The gas pressure of ∼60 kPa chosen for this study was within the range enabling bubble production for all solutions, and therefore the only parameters changed by varying the surfactant type were the capillary number and the contact angle. Once the bubbles were produced, their diameters were measured with an optical microscope. Fig. 3 shows the high speed camera frames illustrating the time evolution of bubble breakup for each surfactant. From the images obtained, it is clear that whilst the operating conditions of the T-Junction setup were kept constant throughout the experiments, the solution containing CTAB produced the largest bubble size (290 μm diameter) and the solution with PEG 40 formed the smallest (170 μm diameter). The images show that bubbles produced with PEG 40 maintained a spherical shape and the time taken for the neck to decrease and finally pinch off was longer (8.5 ms) compared to the other surfactants. The bubble size increased with the other nonionic surfactant Tween 40. It is interesting to notice that for both cases of anionic and cationic surfactants, SDS and CTAB respectively, the bubble size increased and adopted a plug like shape while the pinch off time was reduced. Bubbles were produced at a higher rate of 1 bubble per 2.5 ms for solutions containing CTAB, indicating that for the chosen set of operating parameters (liquid flow rate of 200 μl min⁻¹ and gas pressure of 60 kPa), the number of monodisperse bubbles produced was 1.2 × 10⁵ in every 1 ml of the collected sample. Since the microchannel walls are made from FEP, their surfaces are hydrophobic. The interaction between the solution containing surfactant molecules and the microchannel walls is the key factor that can affect the hydrophilicity of the surface.¹⁶ Both nonionic surfactants PEG 40 and Tween 40 have a relatively large hydrophilic group compared to the large hydrophobic groups in SDS and CTAB. Due to the larger hydrophilic group of the nonionic surfactants, the adsorption of the surfactant molecules at the contact line between the three phases increase and therefore the thickness of the liquid film at this point increases, which consequently increases the time required for bubble formation.

Fig. 3 High speed camera images of the bubble formation time for 2 wt% concentration of (a) CTAB, (b) SDS, (c) Tween 40 and (d) PEG 40. Scale bar represents 200 μm.

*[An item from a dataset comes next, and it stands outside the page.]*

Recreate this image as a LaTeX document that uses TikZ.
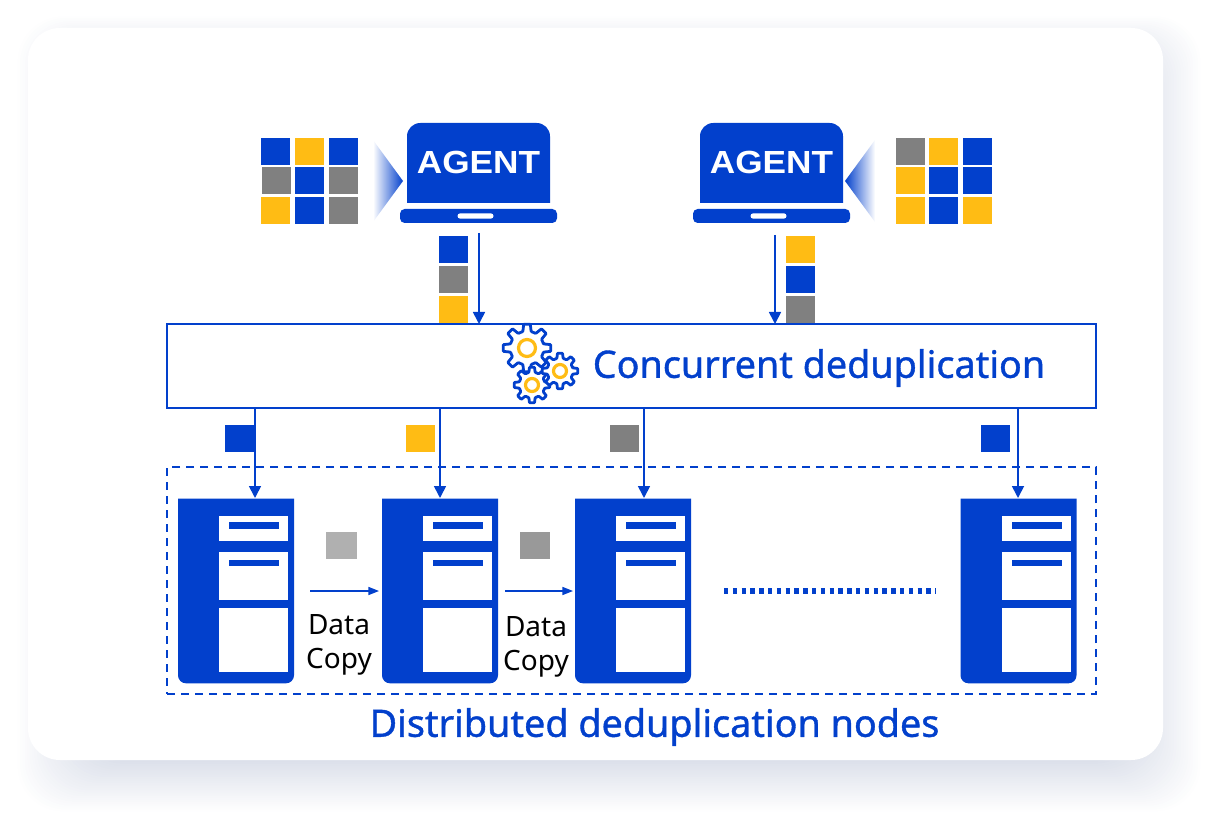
\documentclass[tikz,border=0pt]{standalone}
\usepackage{fontspec}
\setmainfont{Noto Sans}
\newfontfamily\labelfont[FakeBold = 1]{Noto Sans}
\newfontfamily\agentfont{Liberation Sans}
\usetikzlibrary{arrows.meta}
\definecolor{myBlue}{HTML}{0240CC}
\definecolor{myYellow}{HTML}{FFBC14}
\definecolor{myGray}{HTML}{808080}
\definecolor{myShadow}{HTML}{5A6E9E}
\tikzset{
	sq/.style = {fill = #1, inner sep = 0, outer sep = 0, minimum width = 21.75pt, minimum height = 20.25pt},
	arr/.style = {myBlue, line width = 1.3pt, -{Triangle[length = 9pt, width = 9pt]}},
	copyarr/.style = {myBlue, line width = 1.2pt, -{Triangle[length = 8pt, width = 6pt]}},
	srvbox/.style = {inner sep = 0, outer sep = 0, minimum width = 87pt, minimum height = 138.5pt},
	lapbody/.style = {inner sep = 0, text = white, font = \agentfont\fontsize{24}{24}\selectfont\bfseries, xscale = 1.1},
	label/.style = {text = myBlue, font = \labelfont\fontsize{28.3}{28.3}\selectfont},
	copytext/.style = {align = center, font = \fontsize{21}{26}\selectfont},
	pics/gear/.style args = {#1/#2}{code = {
		\draw [myBlue, fill = white, line width = 2.1pt, rounded corners = 0.6pt] (-14:#2)
			\foreach \i in {0, ..., 7} { -- (\i*45-14:#2) -- (\i*45-8:#1) -- (\i*45+8:#1) -- (\i*45+14:#2) } -- cycle;
		\draw [myYellow, line width = 2.4pt] (0, 0) circle (#2*0.5);
	}}
}

\begin{document}
\begin{tikzpicture}[x = 0.75pt, y = -0.75pt]
		\useasboundingbox (0, 0) rectangle (1217, 823);
		%%%%%%%%%%%%% panel and its shadow
		\foreach \i in {0, ..., 26} {
			\fill [myShadow, opacity = 0.0085, rounded corners = 34pt] (80-2.4*\i, 58-\i*1.6) rectangle (1138+2.4*\i, 762+1.9*\i);
		}
		\fill [white, rounded corners = 24pt] (28, 28) rectangle (1163, 760);
		%%%%%%%%%%%%% agents
		\foreach \name/\xx in {lap1/407, lap2/700} {
			\fill [myBlue, rounded corners = 10pt] (\xx, 203) [sharp corners] -- (\xx, 123+14) [rounded corners = 10pt] -- (\xx, 123) -- (\xx+143, 123) [sharp corners] -- (\xx+143, 137) -- (\xx+143, 203) -- cycle;
			\node [lapbody] (\name) at (\xx+71.5, 162) {AGENT};
			\node [fill = myBlue, inner sep = 0, outer sep = 0, rounded corners = 3.5pt, minimum width = 117.75pt, minimum height = 10.5pt] (\name b) at (\xx+71.5, 216) {};
			\node [fill = white, inner sep = 0, rounded corners = 2pt, minimum width = 27pt, minimum height = 4pt] (\name s) at (\xx+68.5, 216) {};
		}
		\shade [left color = white, right color = myBlue] (373, 140) -- (403, 181) -- (373, 222) -- cycle;
		\shade [right color = white, left color = myBlue] (875, 140) -- (845, 181) -- (875, 222) -- cycle;
		%%%%%%%%%%%%% data blocks
		\foreach \name/\xx/\yy/\col in {
			a1/275.5/151.5/myBlue, a2/309/151.5/myYellow, a3/343/151.5/myBlue,
			a4/276/181/myGray, a5/309/181/myBlue, a6/343/181/myGray,
			a7/275.5/211/myYellow, a8/309/211/myBlue, a9/343/211/myGray,
			b1/910/151.5/myGray, b2/943/151.5/myYellow, b3/977/151.5/myBlue,
			b4/910/181/myYellow, b5/943/181/myBlue, b6/977/181/myBlue,
			b7/910/211/myYellow, b8/943/211/myBlue, b9/977/211/myYellow,
			s1/453.5/250/myBlue, s2/453.5/280/myGray, s3/453.5/310/myYellow,
			t1/800.5/250/myYellow, t2/800.5/280/myBlue, t3/800.5/310/myGray,
			u1/239.5/438.5/myBlue, u2/420.5/438.5/myYellow, u3/624.5/438.5/myGray, u4/995.5/438.5/myBlue} {
			\node [sq = \col] (\name) at (\xx, \yy) {};
		}
		\node [sq = black!31, minimum width = 23pt] (c1) at (341.5, 545.5) {};
		\node [sq = black!40, minimum width = 23pt] (c2) at (535, 545.5) {};
		%%%%%%%%%%%%% dedup box
		\node [draw = myBlue, line width = 1.5pt, inner sep = 0, outer sep = 0, minimum width = 696.75pt, minimum height = 63pt] (conc) at (631.5, 366) {};
		\node [label] (conclabel) at (819, 368) {Concurrent deduplication};
		\pic at (527, 348) {gear = {24/17}};
		\pic at (532, 385) {gear = {18/13}};
		\pic at (560, 371) {gear = {18/13}};
		\coordinate (out1) at (479, 233);
		\coordinate (out2) at (775, 235);
		\draw [arr] (out1) to (out1 |- conc.north);
		\draw [arr] (out2) to (out2 |- conc.north);
		%%%%%%%%%%%%% storage nodes
		\node [draw = myBlue, dashed, dash pattern = on 6pt off 4.5pt, line width = 1.5pt, inner sep = 0, outer sep = 0, minimum width = 696.75pt, minimum height = 170.25pt] (dist) at (631.5, 580.5) {};
		\foreach \name/\xx/\yy in {srv1/236/591, srv2/440/591, srv3/633/591, srv4/1018.5/591} {
			\node [srvbox] (\name) at (\xx, \yy) {};
			\fill [myBlue] (\name.north west) [rounded corners = 6pt] -- (\name.south west) -- (\name.south east) [sharp corners] -- (\name.north east) -- cycle;
			\fill [white] ([shift = {(41, 17)}] \name.north west) rectangle ([shift = {(110, 42)}] \name.north west);
			\fill [white] ([shift = {(41, 53)}] \name.north west) rectangle ([shift = {(110, 101)}] \name.north west);
			\fill [white] ([shift = {(41, 109)}] \name.north west) rectangle ([shift = {(110, 173)}] \name.north west);
			\fill [myBlue] ([shift = {(51, 23)}] \name.north west) rectangle ([shift = {(101, 30)}] \name.north west);
			\fill [myBlue] ([shift = {(51, 61)}] \name.north west) rectangle ([shift = {(101, 67)}] \name.north west);
		}
		\foreach \i/\xx in {1/255, 2/440, 3/644, 4/1018} {
			\coordinate (in\i) at (\xx, 498);
			\draw [arr] (in\i |- conc.south) to (in\i);
		}
		\coordinate (cp1a) at (310, 591); \coordinate (cp1b) at (379, 591);
		\coordinate (cp2a) at (505, 591); \coordinate (cp2b) at (573, 591);
		\draw [copyarr] (cp1a) to (cp1b);
		\draw [copyarr] (cp2a) to (cp2b);
		\node [copytext] (copy1) at (339, 645) {Data\\Copy};
		\node [copytext] (copy2) at (536, 647) {Data\\Copy};
		\coordinate (dot1) at (724, 591); \coordinate (dot2) at (936, 591);
		\draw [myBlue, line width = 4.2pt, dash pattern = on 3.3pt off 3.3pt] (dot1) to (dot2);
		\node [label] (distlabel) at (654.5, 727) {Distributed deduplication nodes};
\end{tikzpicture}
\end{document}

The measured surface tension of 38 mN m⁻¹ for the solution containing CTAB was lower than that of the SDS, PEG 40 and Tween 40 solutions, as listed in Table 2. On the other hand, the positively charged CTAB molecules will have been attracted to the negatively charged microchannel surface and therefore decreased the hydrophilicity of the channel walls. These phenomena will have altered both the dynamic contact angle and wettability of the channel surface and hence influenced the bubble formation process. The dynamic contact angle would have changed the position of the three phase contact line at the bubble breakup point and therefore the shape of the gas–liquid interface as well as the amount of gas entering the mixing channel. Measuring the dynamic contact angle in the microfluidic channel was not feasible in this study, but the measured values for the static contact angle give an indication of the effect that each surfactant has on the wettability of the channel wall surface. A further point to note is that interfacial gradients in surfactant concentration can further influence the flow profile and hence bubble formation and these will also be different for different surfactants.³⁴

4.4. Effect of surfactant type on bubble size

For this study, all surfactants were investigated with concentrations of 2 and 5 wt%. Bubble size was measured for each surfactant and concentration and plots of bubble diameter for the range of gas pressures that bubble formation was possible are presented in Fig. 4. For a given gas pressure at both concentrations, the bubbles produced with the Tween 40 solution were generally the smallest, followed by the solution containing PEG 40. It was shown that for a given gas pressure and surfactant concentration smaller microbubbles were produced at higher capillary numbers for the nonionic surfactants followed by the anionic surfactant SDS, while the cationic surfactant CTAB produced the largest bubbles due to lower capillary numbers. At 2 wt% concentration of Tween 40 and PEG 40, the static contact angles with respect to the channel wall surface were approximately similar (58° and 60°), however bubble size as shown in Fig. 4a was smaller for PEG 40 due to the effect of the lower capillary number of 2 wt% PEG 40 solution. On the other hand, the values of the contact angle for 5 wt% concentration of Tween 40 and PEG 40 are different but smaller bubbles were produced when the capillary number was smaller for Tween 40, as shown in Fig. 4b. In addition, at 5 wt% concentration of PEG 40 and SDS where the capillary numbers were approximately the same, and the viscosity is also the same for both surfactants, PEG 40 produced smaller bubbles. The measured contact angle for PEG 40 (49°) was smaller than for SDS (59°). This indicates that the factor most strongly affecting the bubble formation and size was the wettability of the channel by the surfactant molecules.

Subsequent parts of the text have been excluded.